WHAT TO DO:
Reproduce all the material exactly, minus any pictures it holds.

+++ DATA +++

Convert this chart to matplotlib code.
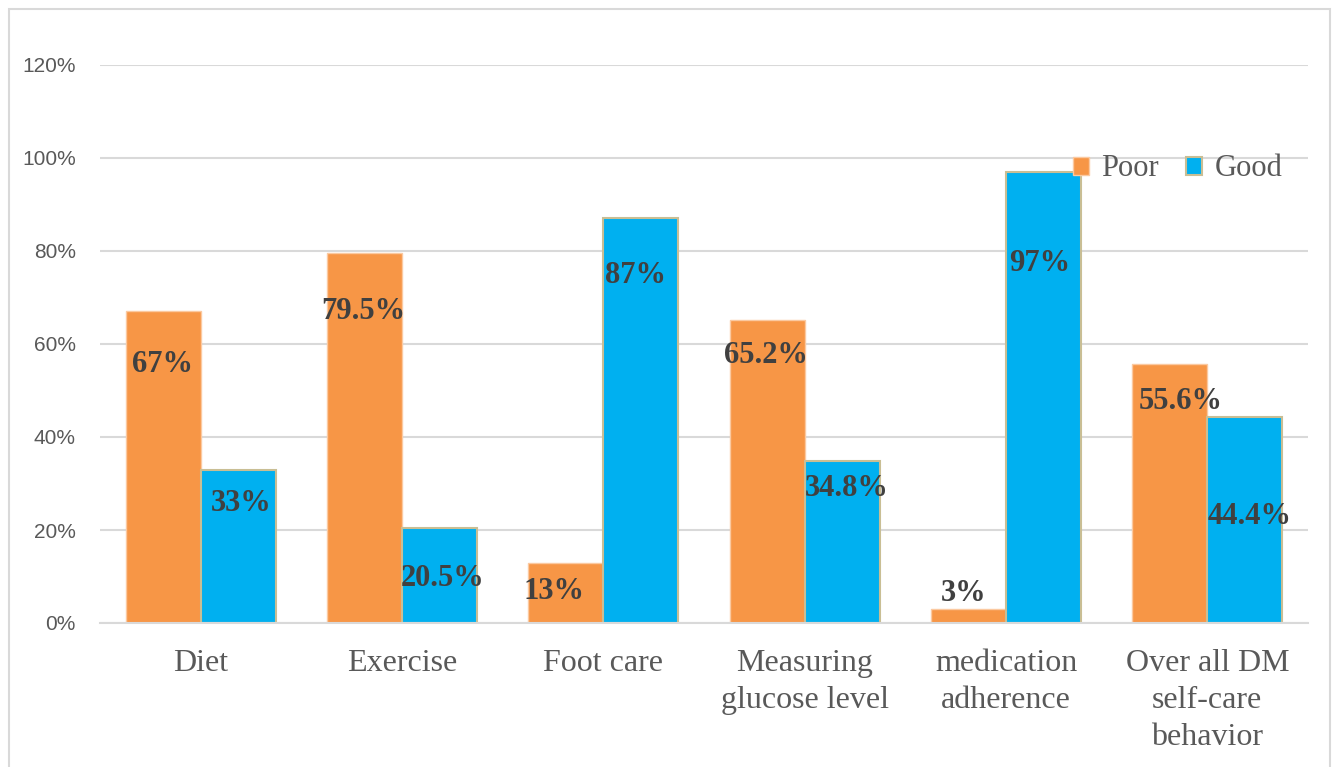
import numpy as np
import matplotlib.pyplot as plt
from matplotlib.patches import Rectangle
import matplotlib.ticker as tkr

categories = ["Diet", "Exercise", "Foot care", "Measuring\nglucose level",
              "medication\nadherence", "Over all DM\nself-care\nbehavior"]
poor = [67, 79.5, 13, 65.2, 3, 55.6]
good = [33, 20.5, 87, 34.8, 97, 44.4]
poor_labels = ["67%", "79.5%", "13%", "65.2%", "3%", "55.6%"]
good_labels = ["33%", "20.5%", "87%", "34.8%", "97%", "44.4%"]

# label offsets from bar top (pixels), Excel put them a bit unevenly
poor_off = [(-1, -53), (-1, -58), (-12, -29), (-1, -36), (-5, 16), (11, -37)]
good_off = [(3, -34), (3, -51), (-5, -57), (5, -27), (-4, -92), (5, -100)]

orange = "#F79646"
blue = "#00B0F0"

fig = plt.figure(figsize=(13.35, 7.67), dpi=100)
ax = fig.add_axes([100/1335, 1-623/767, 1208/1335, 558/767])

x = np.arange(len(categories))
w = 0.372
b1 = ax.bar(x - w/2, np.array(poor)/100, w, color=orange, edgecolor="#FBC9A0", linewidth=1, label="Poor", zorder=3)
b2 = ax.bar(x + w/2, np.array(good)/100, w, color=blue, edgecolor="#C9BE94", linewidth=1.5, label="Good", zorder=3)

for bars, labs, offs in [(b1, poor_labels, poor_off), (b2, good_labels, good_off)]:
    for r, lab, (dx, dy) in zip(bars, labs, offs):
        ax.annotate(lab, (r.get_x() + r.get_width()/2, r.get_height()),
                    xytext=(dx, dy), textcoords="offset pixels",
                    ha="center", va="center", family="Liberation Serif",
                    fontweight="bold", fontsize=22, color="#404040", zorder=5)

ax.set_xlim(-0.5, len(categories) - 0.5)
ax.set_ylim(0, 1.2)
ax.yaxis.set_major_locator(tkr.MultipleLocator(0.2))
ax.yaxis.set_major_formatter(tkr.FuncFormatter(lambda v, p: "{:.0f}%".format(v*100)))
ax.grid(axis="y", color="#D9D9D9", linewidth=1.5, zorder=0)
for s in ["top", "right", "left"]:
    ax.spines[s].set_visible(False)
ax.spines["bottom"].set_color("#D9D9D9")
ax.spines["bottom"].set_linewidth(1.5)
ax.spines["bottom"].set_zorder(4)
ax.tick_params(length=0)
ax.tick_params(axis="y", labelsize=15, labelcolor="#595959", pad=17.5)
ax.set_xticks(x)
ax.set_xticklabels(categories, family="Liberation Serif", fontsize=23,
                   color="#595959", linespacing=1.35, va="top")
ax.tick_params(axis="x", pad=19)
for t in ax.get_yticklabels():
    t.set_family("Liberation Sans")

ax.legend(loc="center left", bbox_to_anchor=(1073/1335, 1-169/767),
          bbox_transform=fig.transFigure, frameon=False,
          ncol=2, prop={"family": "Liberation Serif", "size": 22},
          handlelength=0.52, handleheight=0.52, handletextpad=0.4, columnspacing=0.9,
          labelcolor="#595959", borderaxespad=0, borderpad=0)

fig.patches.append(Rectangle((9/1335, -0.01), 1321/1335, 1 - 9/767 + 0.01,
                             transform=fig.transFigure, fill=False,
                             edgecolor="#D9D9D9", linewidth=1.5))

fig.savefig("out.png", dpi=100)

+++

EXERCISE OUTPUT:
Convert this chart to matplotlib code.
import numpy as np
import matplotlib.pyplot as plt
from matplotlib.patches import Rectangle
import matplotlib.ticker as tkr

categories = ["Diet", "Exercise", "Foot care", "Measuring\nglucose level",
              "medication\nadherence", "Over all DM\nself-care\nbehavior"]
poor = [67, 79.5, 13, 65.2, 3, 55.6]
good = [33, 20.5, 87, 34.8, 97, 44.4]
poor_labels = ["67%", "79.5%", "13%", "65.2%", "3%", "55.6%"]
good_labels = ["33%", "20.5%", "87%", "34.8%", "97%", "44.4%"]

# label offsets from bar top (pixels), Excel put them a bit unevenly
poor_off = [(-1, -53), (-1, -58), (-12, -29), (-1, -36), (-5, 16), (11, -37)]
good_off = [(3, -34), (3, -51), (-5, -57), (5, -27), (-4, -92), (5, -100)]

orange = "#F79646"
blue = "#00B0F0"

fig = plt.figure(figsize=(13.35, 7.67), dpi=100)
ax = fig.add_axes([100/1335, 1-623/767, 1208/1335, 558/767])

x = np.arange(len(categories))
w = 0.372
b1 = ax.bar(x - w/2, np.array(poor)/100, w, color=orange, edgecolor="#FBC9A0", linewidth=1, label="Poor", zorder=3)
b2 = ax.bar(x + w/2, np.array(good)/100, w, color=blue, edgecolor="#C9BE94", linewidth=1.5, label="Good", zorder=3)

for bars, labs, offs in [(b1, poor_labels, poor_off), (b2, good_labels, good_off)]:
    for r, lab, (dx, dy) in zip(bars, labs, offs):
        ax.annotate(lab, (r.get_x() + r.get_width()/2, r.get_height()),
                    xytext=(dx, dy), textcoords="offset pixels",
                    ha="center", va="center", family="Liberation Serif",
                    fontweight="bold", fontsize=22, color="#404040", zorder=5)

ax.set_xlim(-0.5, len(categories) - 0.5)
ax.set_ylim(0, 1.2)
ax.yaxis.set_major_locator(tkr.MultipleLocator(0.2))
ax.yaxis.set_major_formatter(tkr.FuncFormatter(lambda v, p: "{:.0f}%".format(v*100)))
ax.grid(axis="y", color="#D9D9D9", linewidth=1.5, zorder=0)
for s in ["top", "right", "left"]:
    ax.spines[s].set_visible(False)
ax.spines["bottom"].set_color("#D9D9D9")
ax.spines["bottom"].set_linewidth(1.5)
ax.spines["bottom"].set_zorder(4)
ax.tick_params(length=0)
ax.tick_params(axis="y", labelsize=15, labelcolor="#595959", pad=17.5)
ax.set_xticks(x)
ax.set_xticklabels(categories, family="Liberation Serif", fontsize=23,
                   color="#595959", linespacing=1.35, va="top")
ax.tick_params(axis="x", pad=19)
for t in ax.get_yticklabels():
    t.set_family("Liberation Sans")

ax.legend(loc="center left", bbox_to_anchor=(1073/1335, 1-169/767),
          bbox_transform=fig.transFigure, frameon=False,
          ncol=2, prop={"family": "Liberation Serif", "size": 22},
          handlelength=0.52, handleheight=0.52, handletextpad=0.4, columnspacing=0.9,
          labelcolor="#595959", borderaxespad=0, borderpad=0)

fig.patches.append(Rectangle((9/1335, -0.01), 1321/1335, 1 - 9/767 + 0.01,
                             transform=fig.transFigure, fill=False,
                             edgecolor="#D9D9D9", linewidth=1.5))

fig.savefig("out.png", dpi=100)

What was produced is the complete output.